José Sócrates e António Costa são dois mentirosos compulsivos. Seja por excesso, seja por defeito, perverteram as virtudes aristotélicas. E o pior é que o fizeram, e fazem, conscientemente, pois é deliberadamente que optam por mentir. Infelizmente, fizeram escola. A mentira é hoje a prática oficial do partido socialista e do governo português. Só a contragosto, e mesmo assim só depois da pressão da opinião pública, é que assumem alguma responsabilidade.

“Desde a I República que não aparecia um cacique da envergadura do Dr. Costa na cena política portuguesa, pronto a meter o país no fundo por vaidade pessoal ou conveniências partidárias”. Vasco Pulido Valente tinha razão. Pobres de nós!

Completamente absorvido pela mentira que criou, qual muro divisório que alimenta, António Costa colocou à frente do bem-estar dos portugueses os interesses pessoais e partidários. A manutenção do poder é o seu único objectivo. E este é o problema. António Costa nem por amor mente. Mente para o seu interesse próprio.

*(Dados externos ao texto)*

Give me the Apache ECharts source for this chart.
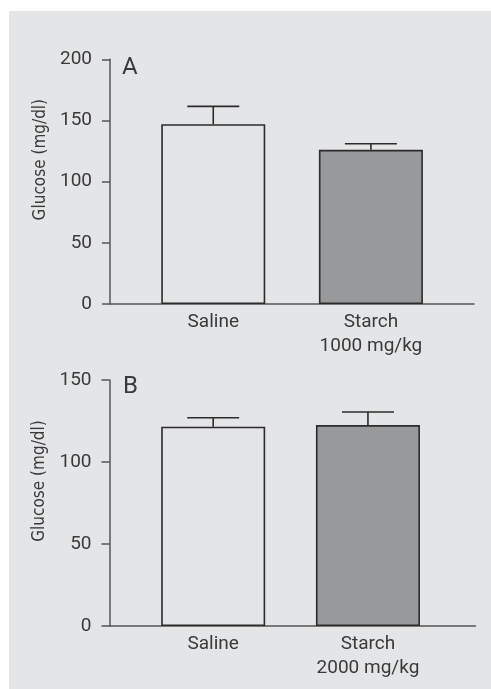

A mentira é um autêntico cancro. E é através da ramificação das suas metástases – a partidarização da administração pública, principalmente aquela que está a tomar conta dos reguladores – que António Costa, com a cumplicidade do Presidente da República, está a consolidar o seu projecto de poder.

Numa altura em que a abundância da cornucópia europeia vai voltar a ser sentida, é fundamental que os reguladores cumpram as suas obrigações. Caso contrário, será mais uma oportunidade perdida. E, como habitualmente, enquanto uns beneficiarão com os fundos europeus, o país continuará a ser pobre.

Portugal não precisa de mais mentiras e ilusões. Portugal precisa de quem saiba que os portugueses lidam com qualquer realidade, por mais difícil que seja. Portugal precisa de quem acredite na individualidade, capacidade e liberdade dos portugueses. E é aqui que está a base da mudança imprescindível para um melhor governo de e para todos: urge ter nas autarquias, nos parlamentos e nos governos regionais e nacional pessoas confiáveis e que confiam, para repor a confiança como eixo fundamental do equilíbrio de poderes, como o cimento do Estado de Direito.

Mas nada disto será possível sem governantes responsáveis e responsabilizáveis. Esta é que é a verdade!